To really know truth, we need help.
This is a good reminder Matt… I appreciate your honesty. Psalm 73 seems important for this moment… I will meditate on it
Rick Oates
September 12th, 2010 at 10:33 pmpermalink
What is truth? Great & important question!
Kitty Cheng
September 12th, 2010 at 10:40 pmpermalink
Thankyou Matt. Yes a good reminder – also putting in place ‘we are nothing, absolute nothing’ (Eccles.).
Challenging to the core.
michelle H
September 13th, 2010 at 9:27 ampermalink
Good post Matt
The truth is a person (or personality), not a concept. Science determines facts, and values determine (a moral) truth. When I seek the Truth, I don’t measure against gravity or temperature say, I measure against The Person. Paraphrasing John 14:6 (NIV): “I am (…) the Truth (…)”
stu@
September 13th, 2010 at 8:43 pmpermalink
Subject needs addressing..
I think ‘wisdom’ is the ability to discern truth.. ie wise decisions come from knowing the truth about the real situation we face.

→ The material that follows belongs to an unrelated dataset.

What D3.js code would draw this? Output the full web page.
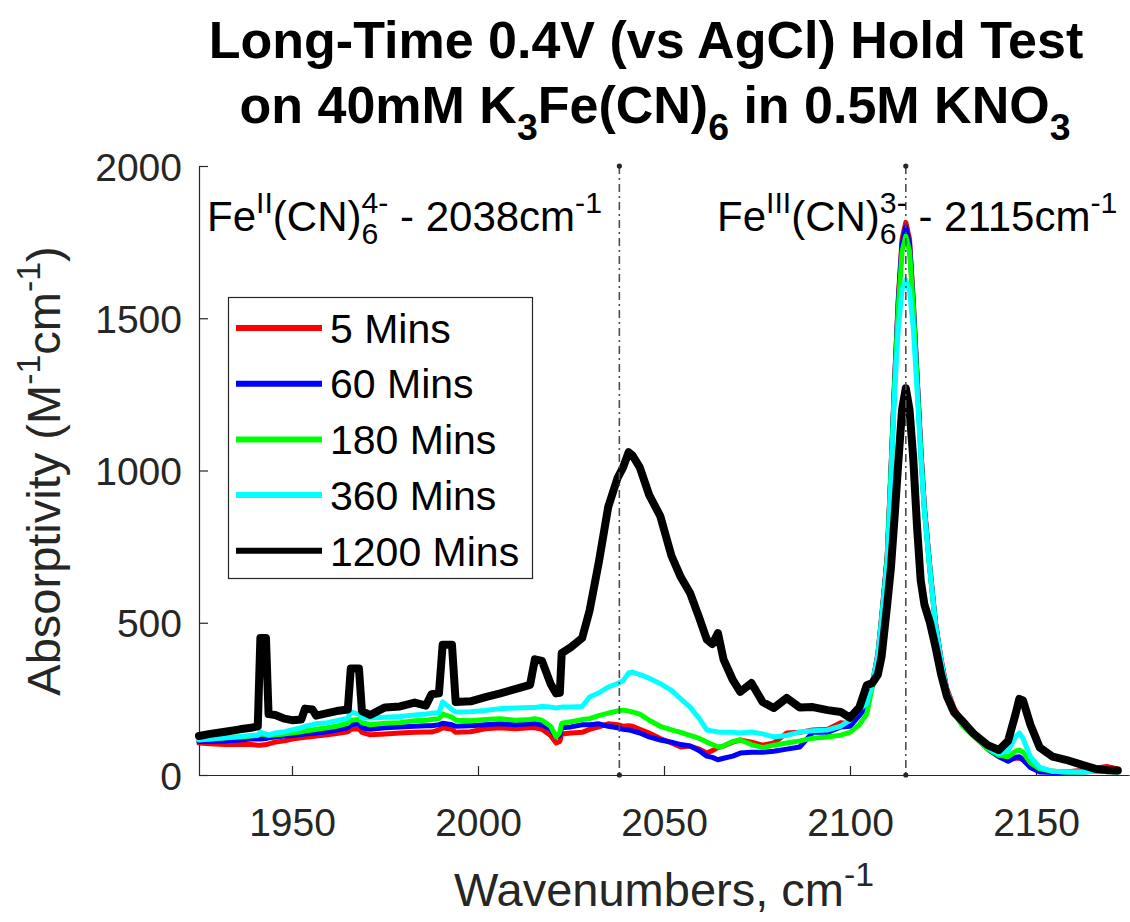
<!DOCTYPE html>
<html>
<head>
<meta charset="utf-8">
<script src="https://cdn.jsdelivr.net/npm/d3@7/dist/d3.min.js"></script>
<style>
  html, body { margin: 0; padding: 0; background: #ffffff; }
  svg { display: block; font-family: "Liberation Sans", Arial, Helvetica, sans-serif; }
  text { white-space: pre; }
</style>
</head>
<body>
<svg id="chart" width="1130" height="922"></svg>
<script>
// Wavenumber grid shared by all spectra (cm^-1)
const wavenumbers = [
  1925, 1928, 1932, 1936, 1939, 1940.8, 1941.5, 1943, 1943.7, 1945.5,
  1948, 1950, 1952.5, 1953.5, 1955.5, 1956.5, 1959.5, 1962, 1965, 1965.8,
  1968, 1968.8, 1971, 1975, 1979, 1983, 1986, 1987.5, 1989.5, 1990.5,
  1993, 1994, 1998, 2002, 2006, 2010, 2014, 2015.3, 2017.2, 2019.5,
  2021, 2022, 2022.5, 2025, 2028, 2030, 2032.5, 2035, 2037.5, 2039,
  2040.5, 2041.5, 2043.5, 2046, 2049, 2052, 2054.5, 2057, 2059.5, 2061.5,
  2063, 2064.5, 2066, 2068.5, 2070.5, 2073.5, 2076.5, 2079.5, 2083, 2086.5,
  2090, 2094, 2097.5, 2100, 2102.5, 2104.5, 2106, 2107.5, 2108.5, 2110,
  2111, 2112, 2113, 2114, 2115, 2116, 2117, 2118, 2119, 2120,
  2121.5, 2123, 2124.5, 2126, 2128, 2130, 2133, 2137, 2140, 2142.5,
  2144.5, 2145.5, 2146.5, 2148.5, 2151, 2154.5, 2158, 2162, 2166, 2169,
  2172
];

// Absorptivity (M^-1 cm^-1) after each hold time
const abs5min = [
  105, 103, 100, 100, 100, 98, 98, 100, 102, 108,
  112, 118, 122, 124, 126, 128, 132, 136, 142, 150,
  152, 140, 132, 135, 138, 140, 141, 141, 148, 155,
  150, 140, 142, 152, 155, 152, 155, 155, 150, 130,
  105, 110, 135, 138, 140, 150, 158, 168, 165, 160,
  162, 160, 150, 138, 120, 105, 92, 95, 85, 72,
  80, 90, 95, 108, 115, 108, 98, 105, 138, 140,
  148, 150, 172, 168, 200, 230, 300, 400, 520, 720,
  1000, 1300, 1570, 1760, 1815, 1760, 1560, 1320, 1080, 880,
  680, 500, 380, 285, 220, 180, 145, 95, 65, 50,
  55, 55, 50, 30, 22, 12, 10, 15, 22, 28,
  20
];
const abs60min = [
  110, 110, 112, 115, 118, 118, 118, 120, 122, 125,
  128, 130, 133, 135, 137, 138, 142, 148, 155, 165,
  168, 155, 150, 155, 158, 160, 162, 162, 165, 170,
  165, 160, 162, 165, 168, 165, 168, 168, 165, 150,
  125, 130, 155, 158, 165, 165, 168, 160, 155, 150,
  148, 145, 138, 125, 115, 108, 100, 95, 80, 62,
  58, 50, 55, 62, 72, 75, 75, 78, 85, 92,
  140, 140, 158, 160, 195, 225, 295, 395, 515, 715,
  995, 1295, 1560, 1745, 1800, 1745, 1550, 1315, 1075, 875,
  675, 495, 375, 280, 210, 170, 135, 85, 60, 45,
  58, 60, 50, 25, 10, 8, 8, 10, 12, 12,
  10
];
const abs180min = [
  118, 118, 122, 125, 128, 130, 135, 132, 130, 132,
  135, 138, 142, 145, 148, 150, 155, 160, 170, 180,
  182, 172, 165, 170, 172, 178, 180, 182, 185, 200,
  190, 180, 178, 182, 185, 180, 182, 185, 180, 160,
  125, 140, 170, 175, 182, 185, 195, 203, 210, 213,
  210, 207, 200, 180, 160, 148, 140, 130, 120, 108,
  100, 92, 95, 110, 115, 100, 90, 98, 105, 112,
  121, 125, 131, 140, 165, 200, 290, 390, 510, 710,
  990, 1285, 1540, 1720, 1770, 1720, 1540, 1300, 1065, 870,
  670, 490, 370, 275, 205, 165, 130, 85, 65, 60,
  78, 82, 75, 40, 20, 12, 10, 10, 12, 12,
  10
];
const abs360min = [
  115, 118, 122, 126, 130, 132, 140, 135, 132, 138,
  142, 148, 155, 160, 165, 168, 172, 178, 187, 207,
  200, 187, 187, 190, 192, 197, 200, 203, 205, 240,
  215, 207, 208, 212, 218, 220, 222, 222, 225, 223,
  220, 222, 223, 223, 225, 256, 270, 289, 300, 310,
  335, 338, 330, 318, 300, 278, 250, 223, 185, 148,
  145, 141, 140, 140, 138, 141, 135, 125, 130, 141,
  145, 148, 160, 180, 215, 235, 300, 395, 510, 700,
  970, 1260, 1470, 1595, 1625, 1590, 1470, 1270, 1050, 865,
  670, 495, 375, 280, 210, 170, 135, 90, 70, 80,
  125, 138, 120, 60, 25, 12, 10, 10, 12, 12,
  10
];
const abs1200min = [
  128, 135, 142, 150, 155, 160, 450, 450, 200, 197,
  185, 180, 182, 218, 215, 195, 203, 210, 215, 350,
  350, 210, 197, 222, 225, 238, 228, 265, 268, 428,
  428, 240, 242, 256, 268, 282, 296, 380, 375, 300,
  268, 270, 400, 420, 450, 540, 700, 880, 975, 1010,
  1060, 1050, 1010, 920, 850, 720, 650, 598, 515, 445,
  430, 466, 380, 312, 273, 302, 240, 220, 253, 222,
  223, 213, 207, 188, 222, 295, 302, 330, 390, 560,
  680, 850, 1030, 1200, 1270, 1200, 1040, 820, 640, 560,
  500, 420, 330, 260, 205, 180, 138, 98, 82, 112,
  200, 250, 245, 165, 90, 60, 50, 35, 20, 16,
  15
];

const seriesNames = ["5 Mins", "60 Mins", "180 Mins", "360 Mins", "1200 Mins"];
const seriesValues = [abs5min, abs60min, abs180min, abs360min, abs1200min];
const seriesColors = ["#ff0000", "#0000ff", "#00ff00", "#00ffff", "#000000"];

const xTicks = [1950, 2000, 2050, 2100, 2150];
const yTicks = [0, 500, 1000, 1500, 2000];
const peakPositions = [2038, 2115];

// ---- layout ----
const svg = d3.select("#chart");
const plot = { left: 199, right: 1129, top: 166, bottom: 775 };
const axisColor = "#262626";

const x = d3.scaleLinear().domain([1925, 2175]).range([plot.left, plot.right]);
const y = d3.scaleLinear().domain([0, 2000]).range([plot.bottom, plot.top]);

// Rich text with superscripts / subscripts (sub+sup stack like MATLAB TeX)
function richText(parent, px, py, parts, opts) {
  const size = opts.size;
  const small = size * 0.72;
  const outer = parent.append("g")
    .attr("transform", `translate(${px},${py})` + (opts.rotate ? ` rotate(${opts.rotate})` : ""));
  const inner = outer.append("g");
  let cx = 0;
  const weight = opts.weight || "normal";
  const fill = opts.fill || "#000";
  parts.forEach(p => {
    if (p.t !== undefined) {
      const el = inner.append("text").attr("x", cx).attr("y", 0)
        .attr("font-size", size).attr("font-weight", weight).attr("fill", fill).text(p.t);
      cx += el.node().getComputedTextLength();
    } else {
      let w = 0;
      if (p.sup !== undefined) {
        const el = inner.append("text").attr("x", cx).attr("y", -size * 0.42)
          .attr("font-size", small).attr("font-weight", weight).attr("fill", fill).text(p.sup);
        w = Math.max(w, el.node().getComputedTextLength());
      }
      if (p.sub !== undefined) {
        const el = inner.append("text").attr("x", cx).attr("y", size * 0.32)
          .attr("font-size", small).attr("font-weight", weight).attr("fill", fill).text(p.sub);
        w = Math.max(w, el.node().getComputedTextLength());
      }
      cx += w;
    }
  });
  const shift = opts.anchor === "middle" ? -cx / 2 : (opts.anchor === "end" ? -cx : 0);
  inner.attr("transform", `translate(${shift},0)`);
  return outer;
}

// ---- title ----
svg.append("text")
  .attr("x", 646).attr("y", 58)
  .attr("text-anchor", "middle")
  .attr("font-size", 52).attr("font-weight", "bold").attr("fill", "#000")
  .text("Long-Time 0.4V (vs AgCl) Hold Test");
richText(svg, 655, 123, [
  { t: "on 40mM K" }, { sub: "3" }, { t: "Fe(CN)" }, { sub: "6" }, { t: " in 0.5M KNO" }, { sub: "3" }
], { size: 52, weight: "bold", anchor: "middle" });

// ---- axes ----
const xAxis = d3.axisBottom(x).tickValues(xTicks).tickSizeInner(-9).tickSizeOuter(0).tickPadding(33)
  .tickFormat(d3.format("d"));
const gx = svg.append("g").attr("transform", `translate(0,${plot.bottom})`).call(xAxis);
const yAxis = d3.axisLeft(y).tickValues(yTicks).tickSizeInner(-9).tickSizeOuter(0).tickPadding(17)
  .tickFormat(d3.format("d"));
const gy = svg.append("g").attr("transform", `translate(${plot.left},0)`).call(yAxis);
[gx, gy].forEach(g => {
  g.select(".domain").attr("stroke", axisColor).attr("stroke-width", 1.2);
  g.selectAll(".tick line").attr("stroke", axisColor).attr("stroke-width", 1.2);
  g.selectAll(".tick text").attr("fill", axisColor).attr("font-size", 39)
    .attr("font-family", "Liberation Sans, Arial, sans-serif");
});
gy.selectAll(".tick text").attr("dy", "0.36em");

// ---- axis labels ----
richText(svg, 664, 906, [{ t: "Wavenumbers, cm" }, { sup: "-1" }],
  { size: 47, anchor: "middle", fill: axisColor });
richText(svg, 60, 471, [{ t: "Absorptivity (M" }, { sup: "-1" }, { t: "cm" }, { sup: "-1" }, { t: ")" }],
  { size: 47, anchor: "middle", rotate: -90, fill: axisColor });

// ---- spectra ----
const line = d3.line()
  .x((d, i) => x(wavenumbers[i]))
  .y(d => y(d));
const curves = svg.append("g");
seriesValues.forEach((vals, k) => {
  curves.append("path")
    .datum(vals)
    .attr("d", line)
    .attr("fill", "none")
    .attr("stroke", seriesColors[k])
    .attr("stroke-width", k === 4 ? 8 : 5)
    .attr("stroke-linejoin", "round")
    .attr("stroke-linecap", "round");
});

// ---- peak position markers ----
const markers = svg.append("g");
peakPositions.forEach(p => {
  markers.append("line")
    .attr("x1", x(p)).attr("x2", x(p))
    .attr("y1", y(2000)).attr("y2", y(0))
    .attr("stroke", "#4d4d4d").attr("stroke-width", 1.6)
    .attr("stroke-dasharray", "8,4,2,4");
  [2000, 0].forEach(v => {
    markers.append("circle").attr("cx", x(p)).attr("cy", y(v)).attr("r", 2.6).attr("fill", "#262626");
  });
});

// ---- peak annotations ----
richText(svg, 207, 231, [
  { t: "Fe" }, { sup: "II" }, { t: "(CN)" }, { sub: "6", sup: "4-" }, { t: " - 2038cm" }, { sup: "-1" }
], { size: 42, fill: "#000" });
richText(svg, 717, 231, [
  { t: "Fe" }, { sup: "III" }, { t: "(CN)" }, { sub: "6", sup: "3-" }, { t: " - 2115cm" }, { sup: "-1" }
], { size: 42, fill: "#000" });

// ---- legend ----
const legend = svg.append("g");
legend.append("rect")
  .attr("x", 228.5).attr("y", 297.5).attr("width", 304).attr("height", 281)
  .attr("fill", "#fff").attr("stroke", axisColor).attr("stroke-width", 1.2);
seriesNames.forEach((name, k) => {
  const ly = 328 + k * 55.7;
  legend.append("line")
    .attr("x1", 236).attr("x2", 322).attr("y1", ly).attr("y2", ly)
    .attr("stroke", seriesColors[k]).attr("stroke-width", 6);
  legend.append("text")
    .attr("x", 330).attr("y", ly).attr("dy", "0.36em")
    .attr("font-size", 41).attr("fill", "#000")
    .text(name);
});
</script>
</body>
</html>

My definition of ‘truth’.. arises from the theoretical and practical application of engineering and even though ‘external’ to me I think the way we process ‘truth’ is the same whatever.. There is the scientific or engineering concept which equates to something like “verified knowledge” ie trustworthy and can be relied upon for action. Then there is what I call “deep truth” which is where the bigger picture spiritual and moral implications are explored..
There is an infinitely graduated scale extending from lies, fraud, deception, doubt, speculation, theory, probably, sure, certain, truth. Confidence rises as we get closer to truth but even though we may have what we describe as the truth it is never ‘absolute truth’ even if absolute truth exists we will never know enough to say we have it.
The act of just sitting down requires a tiny amount of faith that the chair won’t collapse at that very moment. You have the relevant facts but you don’t know everything. So every action we do is based on our concept of ‘truth’ but also requires some ‘faith’.. So even atheists express faith all the time.. everyone does.
So my definition of truth is:
TRUTH = FACTS + FAITH
Where there are lots of positive facts and the smallest possible amount of faith. No facts and the truth becomes ‘belief’. No faith and the truth becomes ‘absolute’ which we cannot have and that is also a gradual scale.